If $\vec{r}:\mathbb{R}\to\mathbb{R}^3$, the unit tangent vector $\vec{T}(t)$ is defined as \frac{\vec{r}'(t)}{\|\vec{r}'(t)\|}. It is one unit long and points in the same direction as the curve "is moving".
$\vec{T}(t)$ itself changes as $t$ changes. In your example, as $t$ moves through $0$, $\vec{T}(t)$ points downward-right, then to the right, then upward-right. Anyway, that means we can consider $\frac{d}{dt}\vec{T}(t)$, which I'll just call \vec{T}'(t) for short. The unit normal vector $\vec{N}(t)$ is defined as \frac{\vec{T}'(t)}{\|\vec{T}'(t)\|}. It is one unit long, and points in the direction that $\vec{T}(t)$ is changing, which is the direction that the curve "is bending". In your example, that's straight up.
Locally, $\vec{T}(t)$ and $\vec{N}(t)$ define a plane that contains the second degree Taylor approximation of the curve.
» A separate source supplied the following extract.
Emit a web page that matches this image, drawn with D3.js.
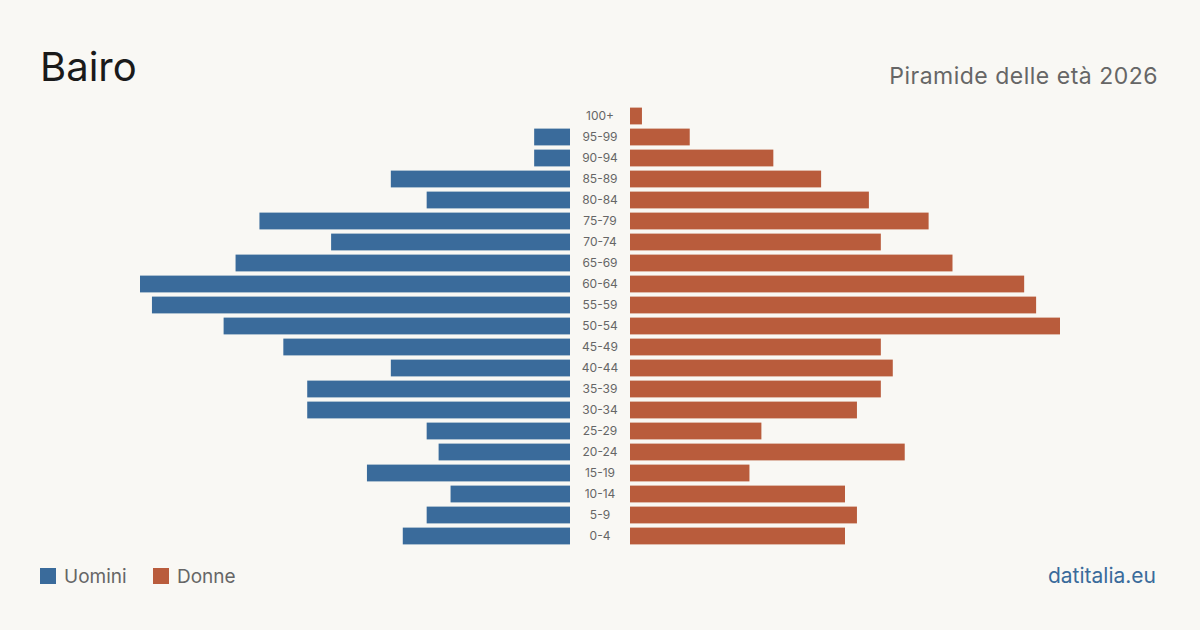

This plane is called the osculating plane.
In $\mathbb{R}^3$, there are $3$ dimensions. Locally, $\vec{T}(t)$ and $\vec{N}(t)$ account for two orthogonal directions. A third orthogonal direction can be written down as $\vec{T}(t)\times\vec{N}(t)$, which we call the unit binormal vector $\vec{B}(t)$. It is automatically one unit long and orthogonal to $\vec{T}(t)$ and $\vec{N}(t)$.
Lastly, in your example, $\vec{B}(t)$ is constant, pointing always straight up. Imagine a curve that took full use of all $3$ dimensions and writhes around more. $\vec{B}(t)$ would change as $t$ changes. In fact the more writhing there is, the more $\vec{B}(t)$ would change. This motivates why $\|\frac{d}{dt}\vec{B}(t)\|$ is called the torsion of the curve, denoted $\tau(t)$.
That's space curve vector calculus in a nutshell.